Yesterday, we reported that Pandora and KKR, a private equity firm that had previously agreed to buy $150M in Pandora Series A Preferred Shares had extended that agreement to allow it more time to close. However, there were also rumors that SiriusXM would step in as a strategic investor to acquire a “substantial minority investment in the company”.
This preferred stock will bear a 6% cumulative cash dividend for SiriusXM – which makes the deal particularly sweet. The preferred stock can also be converted into common stock at a price of $10.50 per share, which is a 14.2 percent premium to Pandora’s average stock price over the past 20-days. This
As part of the deal SiriusXM will get three seats on Pandora’s (now nine-person) Board of Directors, with one of those acting as Chairman. And, the financial stake for SiriusXM is large enough that they have an incentive to make sure Pandora rights the ship and figures out how to fight back against Spotify and Apple Music.

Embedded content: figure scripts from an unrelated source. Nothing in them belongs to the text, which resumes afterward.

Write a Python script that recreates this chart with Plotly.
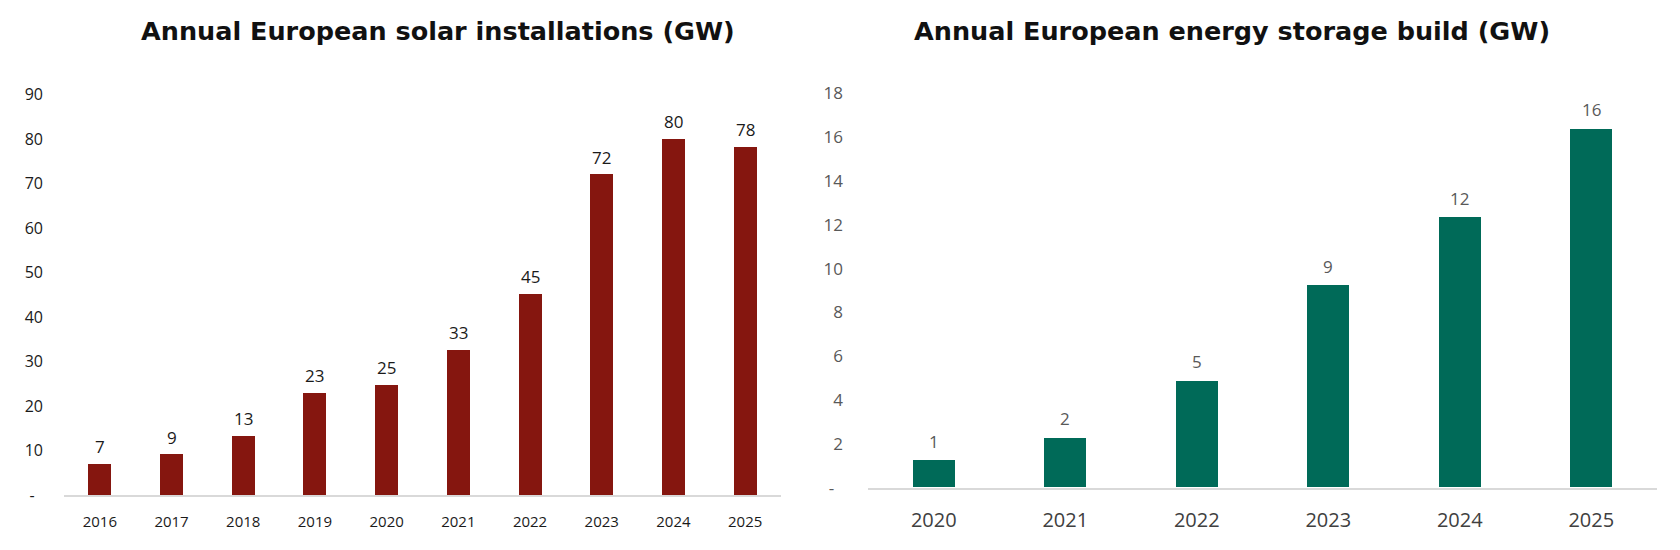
import plotly.graph_objects as go

solar_years = ["2016", "2017", "2018", "2019", "2020", "2021", "2022", "2023", "2024", "2025"]
solar_gw = [7.0, 9.1, 13.3, 22.9, 24.7, 32.6, 45.2, 72.0, 80.0, 78.1]

storage_years = ["2020", "2021", "2022", "2023", "2024", "2025"]
storage_gw = [1.24, 2.25, 4.87, 9.23, 12.33, 16.37]

NB = "\u00a0"
solar_ticks = [0, 10, 20, 30, 40, 50, 60, 70, 80, 90]
solar_ticktext = ["-" + NB * 2, "10", "20", "30", "40", "50", "60", "70", "80", "90"]
storage_ticks = [0, 2, 4, 6, 8, 10, 12, 14, 16, 18]
storage_ticktext = ["-" + NB * 2, "2", "4", "6", "8", "10", "12", "14", "16", "18"]

title_left = "Annual European solar installations (GW)"
title_right = "Annual European energy storage build (GW)"

RED = "#85160f"
GREEN = "#006a58"
FONT = "Open Sans"
TFONT = "DejaVu Sans"

W, H = 1680, 550

fig = go.Figure()
fig.add_trace(go.Bar(x=solar_years, y=solar_gw, marker=dict(color=RED, line=dict(width=0)),
                     width=0.32, xaxis="x", yaxis="y", hoverinfo="x+y"))
fig.add_trace(go.Bar(x=storage_years, y=storage_gw, marker=dict(color=GREEN, line=dict(width=0)),
                     width=0.32, xaxis="x2", yaxis="y2", hoverinfo="x+y"))

annotations = []
for i, yv in enumerate(solar_gw):
    annotations.append(dict(x=i, y=yv, xref="x", yref="y", text=f"{round(yv)}", showarrow=False,
                            yanchor="bottom", yshift=4, font=dict(family=FONT, size=17, color="#1a1a1a")))
for i, yv in enumerate(storage_gw):
    annotations.append(dict(x=i, y=yv, xref="x2", yref="y2", text=f"{round(yv)}", showarrow=False,
                            yanchor="bottom", yshift=6, font=dict(family=FONT, size=17, color="#595959")))
annotations.append(dict(x=438 / W, y=1 - 20 / H, xref="paper", yref="paper", text=f"<b>{title_left}</b>",
                        showarrow=False, xanchor="center", yanchor="middle",
                        font=dict(family=TFONT, size=25.5, color="#111111")))
annotations.append(dict(x=1232 / W, y=1 - 20 / H, xref="paper", yref="paper", text=f"<b>{title_right}</b>",
                        showarrow=False, xanchor="center", yanchor="middle",
                        font=dict(family=TFONT, size=25.5, color="#111111")))

fig.update_layout(
    width=W, height=H,
    margin=dict(l=0, r=0, t=0, b=0),
    paper_bgcolor="white", plot_bgcolor="white",
    showlegend=False,
    bargap=0,
    annotations=annotations,
    xaxis=dict(domain=[64 / W, 781 / W], type="category", range=[-0.5, len(solar_years) - 0.5],
               showgrid=False, zeroline=False,
               showline=True, linecolor="#d9d9d9", linewidth=2, ticks="", ticklabelstandoff=12,
               tickfont=dict(family=FONT, size=15, color="#1a1a1a"), anchor="y", fixedrange=True),
    yaxis=dict(domain=[1 - 504.5 / H, 1 - 86 / H], range=[0, 90], tickvals=solar_ticks,
               ticktext=solar_ticktext, showgrid=False, zeroline=False, showline=False, ticks="",
               ticklabelstandoff=20, tickfont=dict(family=FONT, size=16, color="#1a1a1a"),
               anchor="x", fixedrange=True),
    xaxis2=dict(domain=[868 / W, 1657 / W], type="category", range=[-0.5, len(storage_years) - 0.5],
                showgrid=False, zeroline=False,
                showline=True, linecolor="#d9d9d9", linewidth=2, ticks="", ticklabelstandoff=13,
                tickfont=dict(family=FONT, size=20, color="#404040"), anchor="y2", fixedrange=True),
    yaxis2=dict(domain=[1 - 496.5 / H, 1 - 85 / H], range=[0, 18], tickvals=storage_ticks,
                ticktext=storage_ticktext, showgrid=False, zeroline=False, showline=False, ticks="",
                ticklabelstandoff=24, tickfont=dict(family=FONT, size=17, color="#595959"),
                anchor="x2", fixedrange=True),
)

fig.write_html("out.html", config={"displayModeBar": False},
               post_script="document.body.style.margin='0';document.body.style.overflow='hidden';")
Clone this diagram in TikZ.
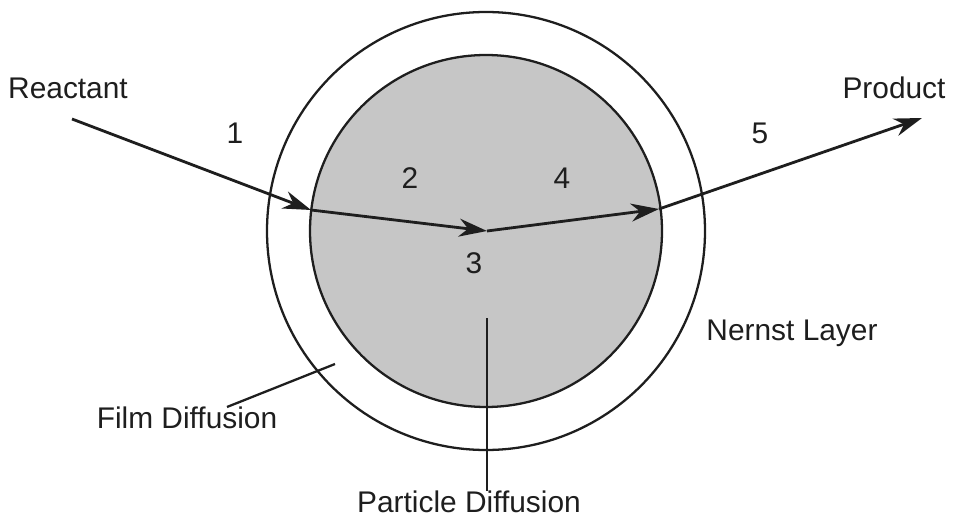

“With this investment, we have the backing of one of the media industry’s most successful investors and significant capital to accelerate growth. Pandora is now poised to advance to the next stage of the company’s lifecycle,” Tim Leiweke, a member of Pandora’s Board of Directors, explained in a statement.
And of course if SiriusXM ever decides to revisit acquiring Pandora in the future, they will already own a sizable chunk of the company.
Today’s deal means that KKR will no longer be taking a stake in Pandora, and Pandora will subsequently pay KKR a $22.5M termination fee, which is common practice when a deal falls through at such a late stage.